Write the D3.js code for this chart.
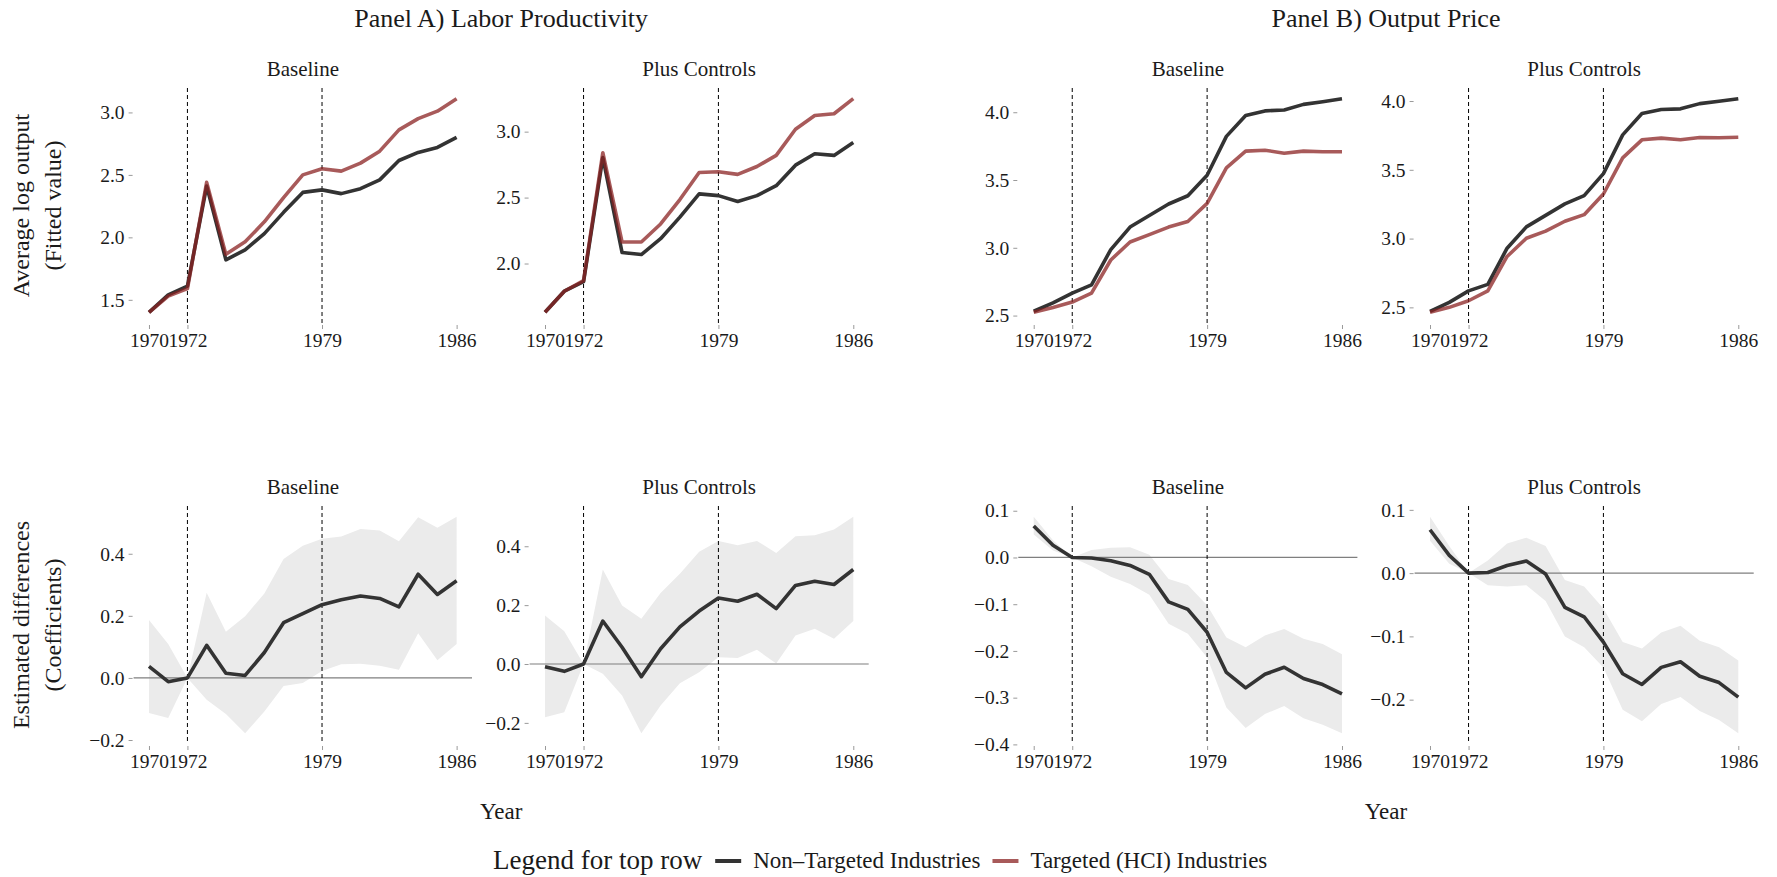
<!DOCTYPE html>
<html>
<head>
<meta charset="utf-8">
<script src="https://cdn.jsdelivr.net/npm/d3@7"></script>
<style>
  html, body { margin: 0; padding: 0; background: #ffffff; }
  svg text { font-family: "Liberation Serif", "DejaVu Serif", serif; fill: #1a1a1a; }
</style>
</head>
<body>
<svg id="chart" width="1777" height="877"></svg>
<script>
// ---------------- DATA ----------------
const years = [1970,1971,1972,1973,1974,1975,1976,1977,1978,1979,1980,1981,1982,1983,1984,1985,1986];
const xTickYears = [1970, 1972, 1979, 1986];
const markerYears = [1972, 1979];

const panelTitles = ["Panel A) Labor Productivity", "Panel B) Output Price"];
const stripTitles = ["Baseline", "Plus Controls"];
const legendTitle = "Legend for top row";
const seriesNames = ["Non\u2013Targeted Industries", "Targeted (HCI) Industries"];
const yTitlesTop = ["Average log output", "(Fitted value)"];
const yTitlesBottom = ["Estimated differences", "(Coefficients)"];
const xTitle = "Year";

// Top row: fitted values
const lpBaseNon   = [1.40,1.54,1.61,2.41,1.82,1.90,2.03,2.20,2.36,2.38,2.35,2.39,2.46,2.615,2.68,2.72,2.80];
const lpBaseHci   = [1.40,1.53,1.59,2.44,1.864,1.965,2.124,2.318,2.50,2.549,2.53,2.594,2.69,2.86,2.95,3.01,3.11];
const lpCtrlNon   = [1.63,1.79,1.862,2.804,2.083,2.068,2.188,2.352,2.528,2.515,2.47,2.515,2.59,2.746,2.832,2.82,2.917];
const lpCtrlHci   = [1.63,1.79,1.87,2.84,2.163,2.163,2.30,2.485,2.69,2.696,2.676,2.736,2.82,3.018,3.123,3.136,3.25];
const prBaseNon   = [2.532,2.593,2.666,2.727,2.987,3.153,3.238,3.323,3.384,3.535,3.822,3.976,4.01,4.017,4.058,4.078,4.10];
const prBaseHci   = [2.524,2.56,2.60,2.666,2.91,3.043,3.097,3.153,3.194,3.328,3.59,3.713,3.72,3.698,3.713,3.708,3.708];
const prCtrlNon   = [2.471,2.536,2.62,2.667,2.93,3.085,3.169,3.252,3.312,3.472,3.754,3.909,3.938,3.943,3.981,3.998,4.017];
const prCtrlHci   = [2.464,2.50,2.548,2.62,2.87,3.002,3.054,3.126,3.174,3.324,3.587,3.718,3.73,3.718,3.735,3.733,3.737];

// Bottom row: coefficients with confidence bands
const lpBaseCoef  = [0.037,-0.012,0.0,0.105,0.015,0.008,0.082,0.178,0.207,0.236,0.252,0.264,0.256,0.229,0.334,0.269,0.313];
const lpBaseHi    = [0.187,0.109,0.0,0.274,0.149,0.199,0.272,0.383,0.426,0.448,0.456,0.48,0.475,0.44,0.518,0.484,0.519];
const lpBaseLo    = [-0.113,-0.129,0.0,-0.07,-0.116,-0.178,-0.108,-0.026,-0.016,0.022,0.044,0.046,0.039,0.026,0.144,0.057,0.109];
const lpCtrlCoef  = [-0.009,-0.025,0.0,0.146,0.057,-0.043,0.052,0.126,0.18,0.224,0.213,0.237,0.188,0.267,0.281,0.270,0.321];
const lpCtrlHi    = [0.165,0.111,0.0,0.321,0.199,0.154,0.241,0.307,0.381,0.418,0.403,0.418,0.377,0.434,0.437,0.457,0.50];
const lpCtrlLo    = [-0.181,-0.164,0.0,-0.033,-0.107,-0.235,-0.141,-0.065,-0.028,0.023,0.02,0.048,0.002,0.097,0.12,0.086,0.146];
const prBaseCoef  = [0.0675,0.026,0.0,-0.001,-0.007,-0.017,-0.036,-0.095,-0.111,-0.16,-0.246,-0.279,-0.25,-0.235,-0.259,-0.272,-0.292];
const prBaseHi    = [0.087,0.037,0.0,0.016,0.021,0.022,0.006,-0.046,-0.059,-0.102,-0.171,-0.192,-0.167,-0.153,-0.174,-0.185,-0.207];
const prBaseLo    = [0.049,0.015,0.0,-0.019,-0.041,-0.057,-0.080,-0.142,-0.163,-0.214,-0.321,-0.365,-0.335,-0.318,-0.344,-0.358,-0.376];
const prCtrlCoef  = [0.0685,0.028,0.0,0.001,0.012,0.019,-0.0015,-0.054,-0.069,-0.109,-0.159,-0.176,-0.149,-0.140,-0.163,-0.173,-0.196];
const prCtrlHi    = [0.089,0.043,0.0,0.020,0.047,0.056,0.043,-0.011,-0.021,-0.056,-0.109,-0.119,-0.094,-0.083,-0.107,-0.117,-0.138];
const prCtrlLo    = [0.051,0.015,0.0,-0.019,-0.021,-0.019,-0.044,-0.10,-0.117,-0.149,-0.216,-0.234,-0.207,-0.196,-0.218,-0.232,-0.253];

// Tick labels per panel
const ticksLpBase = [1.5, 2.0, 2.5, 3.0];
const ticksLpCtrl = [2.0, 2.5, 3.0];
const ticksPrice  = [2.5, 3.0, 3.5, 4.0];
const ticksLpCoef = [-0.2, 0.0, 0.2, 0.4];
const ticksPrBaseCoef = [-0.4, -0.3, -0.2, -0.1, 0.0, 0.1];
const ticksPrCtrlCoef = [-0.2, -0.1, 0.0, 0.1];

// ---------------- LAYOUT / STYLE ----------------
const colX = [[133.6, 472], [529.6, 868.7], [1018.3, 1357.4], [1414.6, 1753.7]];
const rowY = [[88, 323], [506, 744]];
const COL_NON = "#333333";
const COL_HCI = "rgba(139,35,35,0.75)";
const COL_BAND = "#ebebeb";
const TEXT = "#1a1a1a";
const FONT = '"Liberation Serif", "DejaVu Serif", serif';

const svg = d3.select("#chart");

const fmt1 = d3.format(".1f");
const fmtTick = v => (v < 0 ? "\u2212" + fmt1(-v) : fmt1(v));

function expandDomain(vals) {
  const [mn, mx] = d3.extent(vals);
  const r = mx - mn;
  return [mn - 0.05 * r, mx + 0.05 * r];
}

const panels = [
  {col:0,row:0,strip:0,type:"lines",a:lpBaseNon,b:lpBaseHci,ticks:ticksLpBase},
  {col:1,row:0,strip:1,type:"lines",a:lpCtrlNon,b:lpCtrlHci,ticks:ticksLpCtrl},
  {col:2,row:0,strip:0,type:"lines",a:prBaseNon,b:prBaseHci,ticks:ticksPrice},
  {col:3,row:0,strip:1,type:"lines",a:prCtrlNon,b:prCtrlHci,ticks:ticksPrice},
  {col:0,row:1,strip:0,type:"coef",c:lpBaseCoef,hi:lpBaseHi,lo:lpBaseLo,ticks:ticksLpCoef},
  {col:1,row:1,strip:1,type:"coef",c:lpCtrlCoef,hi:lpCtrlHi,lo:lpCtrlLo,ticks:ticksLpCoef},
  {col:2,row:1,strip:0,type:"coef",c:prBaseCoef,hi:prBaseHi,lo:prBaseLo,ticks:ticksPrBaseCoef},
  {col:3,row:1,strip:1,type:"coef",c:prCtrlCoef,hi:prCtrlHi,lo:prCtrlLo,ticks:ticksPrCtrlCoef}
];

panels.forEach(p => {
  const [x0, x1] = colX[p.col];
  const [y0, y1] = rowY[p.row];
  const x = d3.scaleLinear().domain(expandDomain(years)).range([x0, x1]);
  const allVals = p.type === "lines" ? p.a.concat(p.b) : p.c.concat(p.hi, p.lo);
  const y = d3.scaleLinear().domain(expandDomain(allVals)).range([y1, y0]);
  const g = svg.append("g");

  // strip title
  g.append("text")
    .attr("x", (x0 + x1) / 2).attr("y", y0 - 12)
    .attr("text-anchor", "middle").attr("font-size", 21)
    .text(stripTitles[p.strip]);

  if (p.type === "coef") {
    const area = d3.area().x((d, i) => x(years[i])).y0((d, i) => y(p.lo[i])).y1((d, i) => y(p.hi[i]));
    g.append("path").datum(p.c).attr("d", area).attr("fill", COL_BAND);
    g.append("line")
      .attr("x1", x0).attr("x2", x1).attr("y1", y(0)).attr("y2", y(0))
      .attr("stroke", "#7f7f7f").attr("stroke-width", 1.2);
  }

  // dashed markers
  markerYears.forEach(yr => {
    g.append("line")
      .attr("x1", x(yr)).attr("x2", x(yr)).attr("y1", y0).attr("y2", y1)
      .attr("stroke", "#000").attr("stroke-width", 1).attr("stroke-dasharray", "4,3");
  });

  const line = d3.line().x((d, i) => x(years[i])).y(d => y(d));
  if (p.type === "lines") {
    g.append("path").datum(p.a).attr("d", line).attr("fill", "none")
      .attr("stroke", COL_NON).attr("stroke-width", 3.6).attr("stroke-linejoin", "round");
    g.append("path").datum(p.b).attr("d", line).attr("fill", "none")
      .attr("stroke", COL_HCI).attr("stroke-width", 3.6).attr("stroke-linejoin", "round");
  } else {
    g.append("path").datum(p.c).attr("d", line).attr("fill", "none")
      .attr("stroke", COL_NON).attr("stroke-width", 3.6).attr("stroke-linejoin", "round");
  }

  // y axis
  const yAxis = d3.axisLeft(y).tickValues(p.ticks).tickSize(4).tickPadding(4).tickFormat(fmtTick);
  const ya = g.append("g").attr("transform", `translate(${x0 - 1},0)`).call(yAxis);
  ya.select(".domain").remove();
  ya.selectAll(".tick line").attr("stroke", "#9a9a9a");
  ya.selectAll(".tick text").attr("font-size", 19.5).attr("font-family", FONT).attr("fill", TEXT);

  // x axis
  const xAxis = d3.axisBottom(x).tickValues(xTickYears).tickSize(4).tickPadding(4).tickFormat(d3.format("d"));
  const xa = g.append("g").attr("transform", `translate(0,${y1 + 2})`).call(xAxis);
  xa.select(".domain").remove();
  xa.selectAll(".tick line").attr("stroke", "#9a9a9a");
  xa.selectAll(".tick text").attr("font-size", 19.5).attr("font-family", FONT).attr("fill", TEXT);
});

// Panel titles
[[colX[0][0], colX[1][1]], [colX[2][0], colX[3][1]]].forEach((r, i) => {
  svg.append("text").attr("x", (r[0] + r[1]) / 2).attr("y", 27)
    .attr("text-anchor", "middle").attr("font-size", 26).text(panelTitles[i]);
  svg.append("text").attr("x", (r[0] + r[1]) / 2).attr("y", 819)
    .attr("text-anchor", "middle").attr("font-size", 23).text(xTitle);
});

// Y axis titles (left side)
function yTitle(lines, cy) {
  lines.forEach((t, i) => {
    svg.append("text")
      .attr("transform", `translate(${29 + i * 31.5},${cy}) rotate(-90)`)
      .attr("text-anchor", "middle").attr("font-size", 24).text(t);
  });
}
yTitle(yTitlesTop, (rowY[0][0] + rowY[0][1]) / 2);
yTitle(yTitlesBottom, (rowY[1][0] + rowY[1][1]) / 2);

// Legend
const lg = svg.append("g");
let lx = 493;
const ly = 861;
const lt = lg.append("text").attr("x", lx).attr("y", ly + 8).attr("font-size", 27).text(legendTitle);
lx += lt.node().getComputedTextLength() + 13;
[COL_NON, COL_HCI].forEach((c, i) => {
  lg.append("line").attr("x1", lx).attr("x2", lx + 26).attr("y1", ly).attr("y2", ly)
    .attr("stroke", c).attr("stroke-width", 4);
  const t = lg.append("text").attr("x", lx + 38).attr("y", ly + 7).attr("font-size", 23).text(seriesNames[i]);
  lx += 38 + t.node().getComputedTextLength() + 12;
});
</script>
</body>
</html>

---*---

### Aim of the task
Pictures stay out. Print the data exactly, from its first line through the line containing "const markerYears = [1972, 1979];".

### Task answer
Write the D3.js code for this chart.
<!DOCTYPE html>
<html>
<head>
<meta charset="utf-8">
<script src="https://cdn.jsdelivr.net/npm/d3@7"></script>
<style>
  html, body { margin: 0; padding: 0; background: #ffffff; }
  svg text { font-family: "Liberation Serif", "DejaVu Serif", serif; fill: #1a1a1a; }
</style>
</head>
<body>
<svg id="chart" width="1777" height="877"></svg>
<script>
// ---------------- DATA ----------------
const years = [1970,1971,1972,1973,1974,1975,1976,1977,1978,1979,1980,1981,1982,1983,1984,1985,1986];
const xTickYears = [1970, 1972, 1979, 1986];
const markerYears = [1972, 1979];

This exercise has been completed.